_TASK DIRECTIONS_. Identify all lines below that hold "chart" and collect them.

++++ DATA SHOWN ++++

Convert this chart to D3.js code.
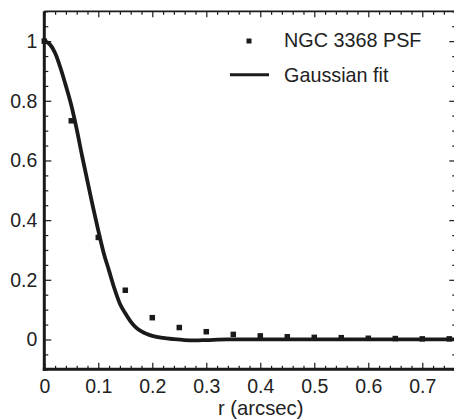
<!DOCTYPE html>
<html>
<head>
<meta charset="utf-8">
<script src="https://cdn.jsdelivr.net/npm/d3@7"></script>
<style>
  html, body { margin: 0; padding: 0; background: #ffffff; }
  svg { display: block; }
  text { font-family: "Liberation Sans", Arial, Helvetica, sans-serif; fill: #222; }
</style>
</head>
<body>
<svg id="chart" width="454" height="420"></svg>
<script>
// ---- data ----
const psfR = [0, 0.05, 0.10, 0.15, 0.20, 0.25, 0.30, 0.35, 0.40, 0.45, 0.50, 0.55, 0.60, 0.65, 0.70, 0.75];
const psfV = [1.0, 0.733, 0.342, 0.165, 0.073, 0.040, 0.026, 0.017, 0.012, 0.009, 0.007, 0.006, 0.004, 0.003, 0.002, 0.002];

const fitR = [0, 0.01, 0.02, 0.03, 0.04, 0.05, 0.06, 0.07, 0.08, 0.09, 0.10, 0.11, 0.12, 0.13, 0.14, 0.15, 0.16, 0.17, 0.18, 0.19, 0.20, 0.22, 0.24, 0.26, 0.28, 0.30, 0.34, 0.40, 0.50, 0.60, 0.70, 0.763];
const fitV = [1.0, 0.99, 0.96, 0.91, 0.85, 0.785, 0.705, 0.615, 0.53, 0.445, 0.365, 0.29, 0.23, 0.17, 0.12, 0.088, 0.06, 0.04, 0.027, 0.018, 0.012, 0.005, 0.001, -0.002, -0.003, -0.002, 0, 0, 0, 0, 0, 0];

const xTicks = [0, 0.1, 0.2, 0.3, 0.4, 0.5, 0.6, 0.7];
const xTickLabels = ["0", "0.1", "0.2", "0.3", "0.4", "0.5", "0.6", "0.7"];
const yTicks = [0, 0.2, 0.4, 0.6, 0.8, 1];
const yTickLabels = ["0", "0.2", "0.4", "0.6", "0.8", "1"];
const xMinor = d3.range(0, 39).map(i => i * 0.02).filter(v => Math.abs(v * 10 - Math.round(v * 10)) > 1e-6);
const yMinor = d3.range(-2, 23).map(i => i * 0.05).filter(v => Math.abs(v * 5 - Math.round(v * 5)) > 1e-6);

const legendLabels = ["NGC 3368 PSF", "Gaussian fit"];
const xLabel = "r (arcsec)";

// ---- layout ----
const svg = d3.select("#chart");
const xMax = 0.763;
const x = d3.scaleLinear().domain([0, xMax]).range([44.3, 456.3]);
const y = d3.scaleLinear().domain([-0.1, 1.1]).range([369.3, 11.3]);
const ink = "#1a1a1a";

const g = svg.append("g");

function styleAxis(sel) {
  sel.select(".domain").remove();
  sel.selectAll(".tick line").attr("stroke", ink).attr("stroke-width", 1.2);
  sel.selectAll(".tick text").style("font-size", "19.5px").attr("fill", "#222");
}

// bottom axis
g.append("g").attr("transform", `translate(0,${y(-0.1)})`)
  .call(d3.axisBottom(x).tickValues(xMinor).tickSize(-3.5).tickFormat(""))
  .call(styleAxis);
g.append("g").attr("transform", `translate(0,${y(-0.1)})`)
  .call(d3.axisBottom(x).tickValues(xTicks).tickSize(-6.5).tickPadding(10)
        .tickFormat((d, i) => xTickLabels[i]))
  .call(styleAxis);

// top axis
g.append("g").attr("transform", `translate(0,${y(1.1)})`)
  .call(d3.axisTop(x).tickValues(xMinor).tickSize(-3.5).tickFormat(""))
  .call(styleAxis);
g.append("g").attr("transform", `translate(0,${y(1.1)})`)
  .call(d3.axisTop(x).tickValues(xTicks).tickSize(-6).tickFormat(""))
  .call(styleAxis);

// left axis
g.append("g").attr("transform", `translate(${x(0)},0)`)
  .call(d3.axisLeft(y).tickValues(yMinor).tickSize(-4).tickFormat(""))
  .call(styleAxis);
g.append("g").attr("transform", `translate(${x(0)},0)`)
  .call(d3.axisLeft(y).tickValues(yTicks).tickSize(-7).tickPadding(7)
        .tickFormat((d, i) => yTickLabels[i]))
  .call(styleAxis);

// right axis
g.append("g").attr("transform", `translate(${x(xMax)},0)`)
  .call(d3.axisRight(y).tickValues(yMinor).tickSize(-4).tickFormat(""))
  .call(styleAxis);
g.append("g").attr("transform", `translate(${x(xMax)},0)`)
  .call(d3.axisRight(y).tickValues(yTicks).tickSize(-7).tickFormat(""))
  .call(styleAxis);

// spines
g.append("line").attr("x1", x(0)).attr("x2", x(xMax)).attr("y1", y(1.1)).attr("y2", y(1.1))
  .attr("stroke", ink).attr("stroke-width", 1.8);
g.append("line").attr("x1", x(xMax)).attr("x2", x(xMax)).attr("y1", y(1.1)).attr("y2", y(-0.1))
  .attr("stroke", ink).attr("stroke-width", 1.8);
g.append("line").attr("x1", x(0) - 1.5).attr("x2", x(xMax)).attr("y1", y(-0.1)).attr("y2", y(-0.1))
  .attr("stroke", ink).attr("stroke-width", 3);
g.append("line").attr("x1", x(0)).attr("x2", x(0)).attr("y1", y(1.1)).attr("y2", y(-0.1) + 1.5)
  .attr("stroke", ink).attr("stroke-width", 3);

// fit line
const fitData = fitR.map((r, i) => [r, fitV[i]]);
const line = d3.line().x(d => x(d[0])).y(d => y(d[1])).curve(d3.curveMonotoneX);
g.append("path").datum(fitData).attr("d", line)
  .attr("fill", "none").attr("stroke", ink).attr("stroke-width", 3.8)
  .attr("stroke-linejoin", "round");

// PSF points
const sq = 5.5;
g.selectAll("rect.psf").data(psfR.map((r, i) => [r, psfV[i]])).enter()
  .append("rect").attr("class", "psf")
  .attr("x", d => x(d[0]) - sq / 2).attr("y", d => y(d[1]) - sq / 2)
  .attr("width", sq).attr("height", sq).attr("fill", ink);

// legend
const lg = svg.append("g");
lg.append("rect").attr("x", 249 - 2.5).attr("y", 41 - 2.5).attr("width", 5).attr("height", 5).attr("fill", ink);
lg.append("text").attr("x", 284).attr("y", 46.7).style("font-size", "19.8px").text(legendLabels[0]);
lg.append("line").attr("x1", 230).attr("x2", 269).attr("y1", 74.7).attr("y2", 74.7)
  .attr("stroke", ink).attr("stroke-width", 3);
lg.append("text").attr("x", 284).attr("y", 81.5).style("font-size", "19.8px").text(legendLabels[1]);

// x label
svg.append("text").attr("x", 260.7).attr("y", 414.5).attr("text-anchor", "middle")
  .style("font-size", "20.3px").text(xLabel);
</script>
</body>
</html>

++++

_RESPONSE_.
Convert this chart to D3.js code.
<svg id="chart" width="454" height="420"></svg>
const svg = d3.select("#chart");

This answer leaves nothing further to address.